Zooming In on Your Brain: How It Reacts to Virtual Meetings

According to new research using sophisticated imaging tools, the brain activity of people interacting on Zoom differs from that of people in regular conversations. This article examines this research and the effect of this meeting platform on your brain.

What Were The Study’s Findings?

Joy Hirsch, professor of psychiatry, comparative medicine, and neuroscience at Yale University, said the study shows that the human brain’s social systems are more active during real-life discussions than on Zoom. She also said Zoom is a poor social communication system compared to in-person conditions.

The researchers reported that human brains are tuned to process facial cues during in-person interactions. During the study, participants experienced increased neural signaling in face-to-face conversations. This was associated with longer gaze time and wider pupils, suggesting increased brain arousal in both individuals.

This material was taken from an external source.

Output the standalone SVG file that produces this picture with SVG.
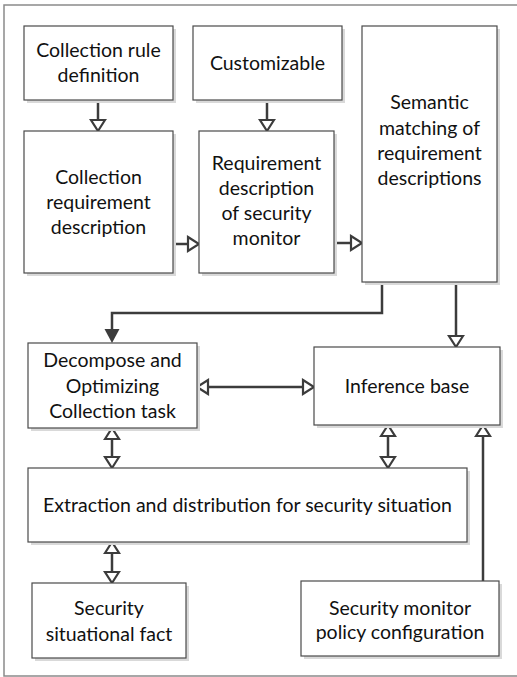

Participants who had in-person interactions also experienced more brain wave activity, typical of enhanced face-processing ability. The investigators also discovered more coordinated neural activity between the brains of individuals communicating in person. This suggests an increase in reciprocal exchanges of social cues between the pairs.

Hirsch said the dynamic and natural social interactions that happen during in-person conversations are less frequent or absent during Zoom meetings.

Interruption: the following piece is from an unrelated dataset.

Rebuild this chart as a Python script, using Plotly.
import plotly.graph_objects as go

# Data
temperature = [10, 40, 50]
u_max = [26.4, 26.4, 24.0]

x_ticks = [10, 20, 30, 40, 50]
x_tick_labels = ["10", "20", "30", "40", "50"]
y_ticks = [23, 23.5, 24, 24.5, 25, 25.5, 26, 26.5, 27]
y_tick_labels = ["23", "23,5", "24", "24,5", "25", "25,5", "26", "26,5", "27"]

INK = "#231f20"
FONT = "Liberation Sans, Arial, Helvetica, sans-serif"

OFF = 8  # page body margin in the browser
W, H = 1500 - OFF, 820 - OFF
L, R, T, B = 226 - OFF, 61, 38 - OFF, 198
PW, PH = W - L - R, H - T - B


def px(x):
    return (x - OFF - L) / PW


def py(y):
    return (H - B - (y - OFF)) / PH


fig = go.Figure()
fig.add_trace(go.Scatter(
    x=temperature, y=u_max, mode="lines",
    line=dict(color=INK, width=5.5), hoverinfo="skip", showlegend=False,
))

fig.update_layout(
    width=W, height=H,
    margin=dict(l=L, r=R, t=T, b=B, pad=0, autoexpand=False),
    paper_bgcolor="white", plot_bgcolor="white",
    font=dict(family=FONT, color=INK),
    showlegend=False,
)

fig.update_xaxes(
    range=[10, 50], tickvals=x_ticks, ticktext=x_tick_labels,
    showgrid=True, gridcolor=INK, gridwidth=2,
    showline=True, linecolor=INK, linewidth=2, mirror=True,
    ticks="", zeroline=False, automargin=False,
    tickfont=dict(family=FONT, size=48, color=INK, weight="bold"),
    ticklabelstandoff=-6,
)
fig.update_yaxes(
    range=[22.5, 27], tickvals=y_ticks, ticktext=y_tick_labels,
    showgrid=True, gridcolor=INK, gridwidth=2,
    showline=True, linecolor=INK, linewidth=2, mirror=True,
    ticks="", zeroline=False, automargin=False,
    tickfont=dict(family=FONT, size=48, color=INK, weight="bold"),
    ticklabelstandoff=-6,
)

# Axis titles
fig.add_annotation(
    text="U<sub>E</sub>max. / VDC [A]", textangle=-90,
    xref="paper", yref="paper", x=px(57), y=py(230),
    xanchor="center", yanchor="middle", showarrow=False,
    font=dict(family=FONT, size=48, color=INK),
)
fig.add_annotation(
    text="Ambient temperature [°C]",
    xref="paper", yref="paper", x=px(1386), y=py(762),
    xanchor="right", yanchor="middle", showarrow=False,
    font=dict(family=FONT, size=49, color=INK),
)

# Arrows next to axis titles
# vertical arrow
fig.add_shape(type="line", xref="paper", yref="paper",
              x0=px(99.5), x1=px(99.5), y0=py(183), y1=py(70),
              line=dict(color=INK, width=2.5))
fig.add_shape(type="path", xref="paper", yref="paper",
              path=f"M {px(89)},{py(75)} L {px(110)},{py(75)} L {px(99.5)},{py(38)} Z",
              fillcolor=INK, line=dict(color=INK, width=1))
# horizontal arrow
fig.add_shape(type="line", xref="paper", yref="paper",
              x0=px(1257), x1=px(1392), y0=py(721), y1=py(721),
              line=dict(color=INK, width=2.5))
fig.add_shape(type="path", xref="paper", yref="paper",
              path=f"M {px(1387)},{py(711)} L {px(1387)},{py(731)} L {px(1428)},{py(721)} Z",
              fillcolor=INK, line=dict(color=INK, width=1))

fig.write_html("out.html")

Are In-person Meetings Important?

Hirsch said face-to-face interactions are vital for humans’ natural social behaviors. She also said online representations of faces don’t provide the same access to social neural circuitry in the brain that is seen with physical conversations. In-person meetings are also important for the following reasons:

Interpret Nonverbal Cues

In-person meetings also help you identify nonverbal cues that can help you steer the conversation. This helps you assess how interested people are in the conversation.

Build New Relationships

Physical meetings with clients, colleagues, and coworkers make it easier to develop trust and form deeper connections.

Address Sensitive Issues

When you need to deal with sensitive issues, meeting in person lets you explain the problem without room for misinterpretation. It also makes it easier to show sympathy and understanding. This makes it easier to work through the issue together.

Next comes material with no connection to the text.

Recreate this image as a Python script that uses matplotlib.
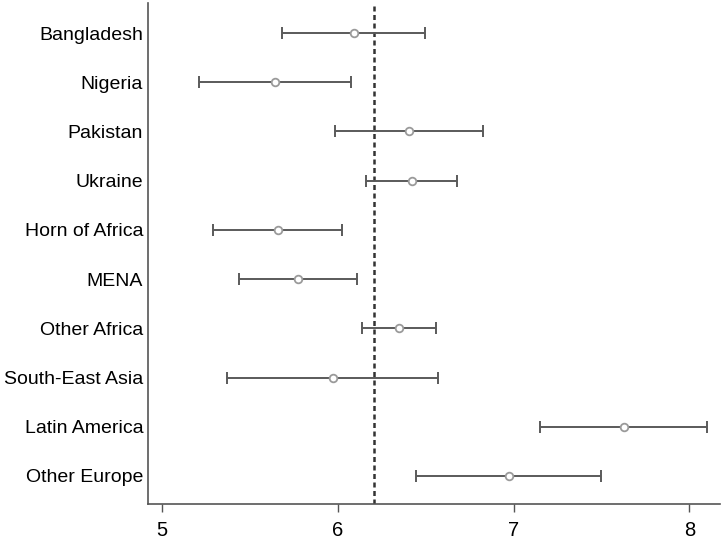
#Import required packages
import numpy as np
import matplotlib.pyplot as plt

plt.rcParams['font.family'] = ['Liberation Sans', 'DejaVu Sans']

#Regions, point estimates and confidence bounds (top to bottom)
regions = ["Bangladesh", "Nigeria", "Pakistan", "Ukraine", "Horn of Africa",
           "MENA", "Other Africa", "South-East Asia", "Latin America", "Other Europe"]
estimates = [6.092, 5.643, 6.407, 6.420, 5.659, 5.774, 6.350, 5.972, 7.626, 6.973]
lower = [5.684, 5.208, 5.985, 6.159, 5.290, 5.437, 6.139, 5.370, 7.152, 6.445]
upper = [6.498, 6.075, 6.828, 6.680, 6.024, 6.110, 6.557, 6.567, 8.098, 7.495]
overall_mean = 6.205

y_pos = np.arange(len(regions))
est = np.array(estimates)
err = [est - np.array(lower), np.array(upper) - est]

fig = plt.figure(figsize=(7.25, 5.39), dpi=100)
ax = fig.add_axes([148/725, 35/539, 572/725, 501/539])

#Confidence intervals with hollow markers
ax.errorbar(est, y_pos, xerr=err, fmt='none', ecolor='#5a5a5a',
            elinewidth=1.4, capsize=4, capthick=1.4)
ax.plot(est, y_pos, 'o', mfc='white', mec='#9a9a9a', ms=5.5, mew=1.3, zorder=3)

#Reference line at the overall mean
ax.axvline(overall_mean, color='#333333', lw=1.8, ls=(0, (2, 1.4)), zorder=1)

#Axes styling
ax.set_yticks(y_pos)
ax.set_yticklabels(regions, fontsize=14)
ax.set_xticks([5, 6, 7, 8])
ax.tick_params(axis='x', labelsize=14.5, length=6, width=1, color='#555555', pad=6)
ax.tick_params(axis='y', length=0, pad=3.5)
ax.set_xlim(4.920, 8.174)
ax.set_ylim(9.57, -0.61)

for side in ['top', 'right']:
    ax.spines[side].set_visible(False)
for side in ['left', 'bottom']:
    ax.spines[side].set_color('#555555')
    ax.spines[side].set_linewidth(1.2)

#Save the figure
plt.savefig("out.png", dpi=100)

Increase Participation and Engagement

Face-to-face meetings can boost participation and engagement by encouraging clients and coworkers to be fully present. When participants can see each other physically during a meeting, they are more likely to contribute to the conversation.


Zoom meetings have made interactions easier, but studies show a lack of social interaction in in-person conversations. Alternatively, face-to-face meetings can help you interact better and form new relationships.